Kyle Vanden Bosch, Defensive end
HE SPENT spent five seasons in Tennessee on one of the league's most feared defensive lines, suffocating offenses by rushing the quarterback, pinching in the running back and effectively shrinking the field. In Detroit, those objectives remain unchanged.
As does the defensive strategy. "It's the same scheme I played for the last five years," says Vanden Bosch, who signed a four-year, $26 million deal to play for Jim Schwartz, his former Titans defensive coordinator. "So it's been easy for me to come in and pick it up and help some of the younger guys new to the system. Nobody [around the league] expects much from us, and I think everybody here sees that as a challenge."
While Vanden Bosch is 31 and coming off a three-sack season, Schwartz says the defensive end looked as good on film as he did when he notched 12 sacks in 2007. "Sacks are a funny thing," Schwartz says. "Sometimes if [opponents] want to be able to take you out [of the play], they can. It was a dynamic change without Al [Haynesworth] next to him. I've heard people make the analogy in baseball—it's not so much what your batting average is, it's how you're hitting the ball.

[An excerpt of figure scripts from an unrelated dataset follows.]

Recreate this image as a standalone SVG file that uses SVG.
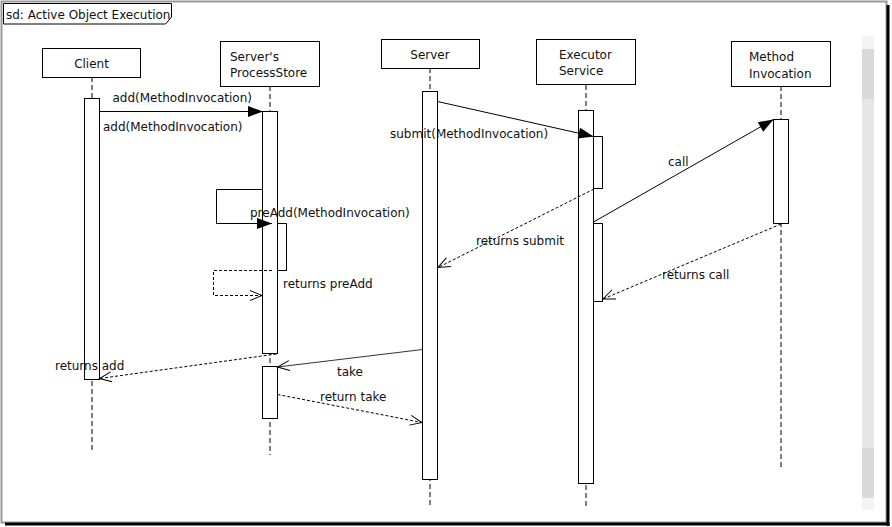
<svg xmlns="http://www.w3.org/2000/svg" width="892" height="527" viewBox="0 0 892 527">
  <style>
    text { font-family: "DejaVu Sans", "Liberation Sans", sans-serif; font-size: 12px; fill: #111; }
    .head { fill: #fff; stroke: #000; stroke-width: 1; }
    .life { stroke: #000; stroke-width: 1; stroke-dasharray: 5,3; fill: none; }
    .act { fill: #fff; stroke: #000; stroke-width: 1; }
    .call { stroke: #000; stroke-width: 1; fill: none; marker-end: url(#solidHead); }
    .ret { stroke: #000; stroke-width: 1; stroke-dasharray: 3,2; fill: none; marker-end: url(#openHead); }
    .take { stroke: #333; stroke-width: 1; fill: none; marker-end: url(#openHead); }
  </style>
  <defs>
    <marker id="solidHead" markerUnits="userSpaceOnUse" markerWidth="16" markerHeight="12" refX="15" refY="5.5" orient="auto" overflow="visible">
      <path d="M0,0 L15,5.5 L0,11 Z" fill="#000"/>
    </marker>
    <marker id="openHead" markerUnits="userSpaceOnUse" markerWidth="14" markerHeight="12" refX="12" refY="5" orient="auto" overflow="visible">
      <path d="M0,0 L12,5 L0,10" fill="none" stroke="#000" stroke-width="1"/>
    </marker>
  </defs>

  <!-- canvas frame with shadow -->
  <rect x="1.5" y="1.5" width="885" height="521" fill="#fff" stroke="#999" stroke-width="2"/>
  <rect x="886.5" y="5" width="3" height="521" fill="#000"/>
  <rect x="5" y="522.5" width="884.5" height="3" fill="#000"/>

  <!-- scroll strip -->
  <g id="scrollbar">
    <rect x="862" y="36" width="12" height="13" fill="#f4f4f4"/>
    <rect x="862" y="49" width="12" height="50" fill="#d9d9d9"/>
    <rect x="862" y="99" width="12" height="349" fill="#e6e6e6"/>
    <rect x="862" y="448" width="12" height="50" fill="#d9d9d9"/>
    <rect x="862" y="498" width="12" height="12" fill="#f4f4f4"/>
  </g>

  <!-- sequence frame label -->
  <g id="frame-label">
    <path d="M3.5,24 L3.5,3.5 L171.5,3.5 L171.5,17 L165.5,24 Z" fill="#fff" stroke="#000" stroke-width="1"/>
    <text x="6" y="19">sd: Active Object Execution</text>
  </g>

  <!-- Client -->
  <g id="client">
    <line class="life" x1="92" y1="77" x2="92" y2="452"/>
    <rect class="head" x="42.5" y="48.5" width="98" height="29"/>
    <text x="91.5" y="68" text-anchor="middle">Client</text>
    <rect class="act" x="84.5" y="98.5" width="15" height="281"/>
  </g>

  <!-- Server's ProcessStore -->
  <g id="process-store">
    <line class="life" x1="270" y1="86" x2="270" y2="455"/>
    <rect class="head" x="220.5" y="41.5" width="99" height="45"/>
    <text x="230" y="61">Server's</text>
    <text x="230" y="77">ProcessStore</text>
    <rect class="act" x="262.5" y="111.5" width="15" height="242"/>
    <rect class="act" x="277.5" y="223.5" width="9" height="47"/>
    <rect class="act" x="262.5" y="366.5" width="15" height="52"/>
  </g>

  <!-- Server -->
  <g id="server">
    <line class="life" x1="430" y1="68" x2="430" y2="506"/>
    <rect class="head" x="381.5" y="39.5" width="98" height="29"/>
    <text x="430" y="59" text-anchor="middle">Server</text>
    <rect class="act" x="422.5" y="91.5" width="15" height="388"/>
  </g>

  <!-- Executor Service -->
  <g id="executor-service">
    <line class="life" x1="586" y1="85" x2="586" y2="508"/>
    <rect class="head" x="536.5" y="39.5" width="99" height="45"/>
    <text x="559" y="59">Executor</text>
    <text x="559" y="75">Service</text>
    <rect class="act" x="578.5" y="110.5" width="15" height="373"/>
    <rect class="act" x="593.5" y="136.5" width="9" height="52"/>
    <rect class="act" x="593.5" y="223.5" width="9" height="78"/>
  </g>

  <!-- Method Invocation -->
  <g id="method-invocation">
    <line class="life" x1="781" y1="86" x2="781" y2="470"/>
    <rect class="head" x="731.5" y="41.5" width="99" height="45"/>
    <text x="749" y="61">Method</text>
    <text x="749" y="78">Invocation</text>
    <rect class="act" x="773.5" y="119.5" width="15" height="104"/>
  </g>

  <!-- messages -->
  <g id="connectors">
    <line class="call" x1="99.5" y1="111.5" x2="263" y2="111.5"/>
    <polyline class="call" points="262.5,189.5 216.5,189.5 216.5,223.5 272,223.5"/>
    <polyline class="ret" points="272,270.5 213.5,270.5 213.5,295.5 262,295.5"/>
    <line class="call" x1="437.5" y1="101.5" x2="593.5" y2="136.5"/>
    <line class="call" x1="593.5" y1="222" x2="773.5" y2="119.5"/>
    <line class="ret" x1="781" y1="224" x2="603" y2="299"/>
    <line class="ret" x1="594" y1="189" x2="438" y2="267.5"/>
    <line class="ret" x1="276.5" y1="354" x2="99.5" y2="378.5"/>
    <line class="take" x1="422.5" y1="349.5" x2="277.5" y2="367"/>
    <line class="ret" x1="277.5" y1="394.5" x2="422" y2="422.5"/>
  </g>

  <!-- message labels -->
  <g id="labels">
    <text x="112.5" y="102">add(MethodInvocation)</text>
    <text x="103" y="131">add(MethodInvocation)</text>
    <text x="250" y="217">preAdd(MethodInvocation)</text>
    <text x="283" y="288">returns preAdd</text>
    <text x="390" y="138">submit(MethodInvocation)</text>
    <text x="668" y="166">call</text>
    <text x="662" y="279">returns call</text>
    <text x="476" y="245">returns submit</text>
    <text x="55" y="370">returns add</text>
    <text x="337" y="376">take</text>
    <text x="320" y="401">return take</text>
  </g>
</svg>
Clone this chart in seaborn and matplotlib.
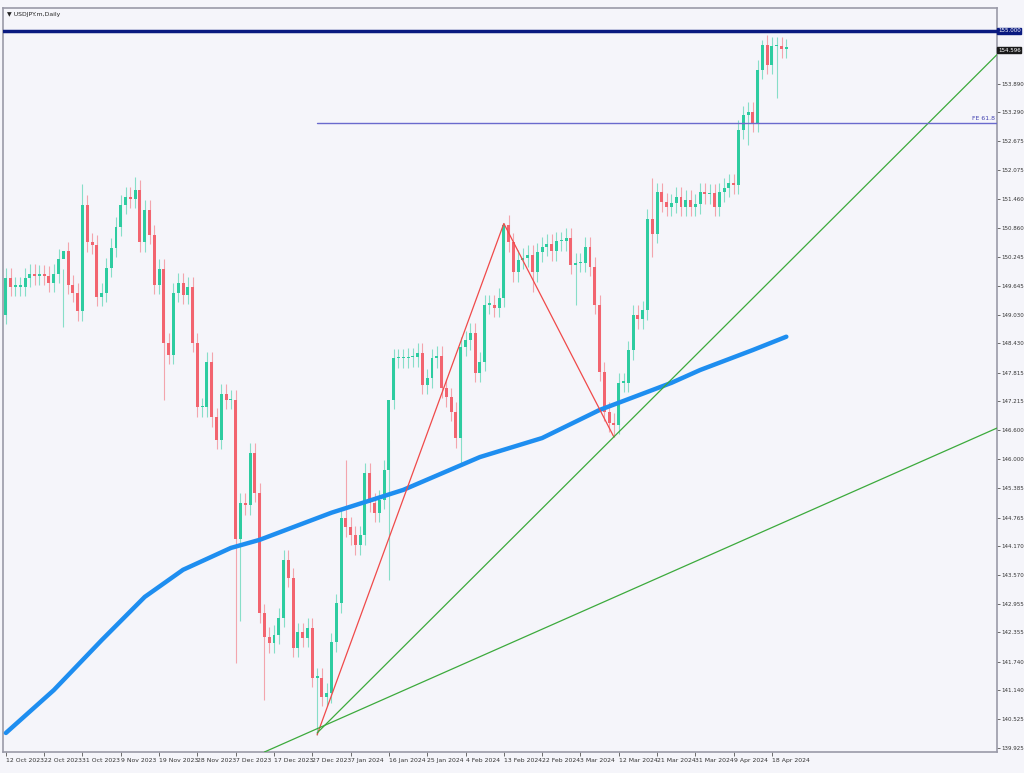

I have a lot of experience with Kyle, but I made sure that that didn't affect our judgment of him."
Schwartz let other members of the coaching staff and personnel department thoroughly evaluate Vanden Bosch independently before weighing in. "The last thing you want is to let you your past or your personal experience taint the judgment of others," Schwartz says. "When I saw that everybody felt the same way about him, then I said certain things about my history with him. Kyle's not here to do anything other than play football, sack the quarterback and be a marquee player."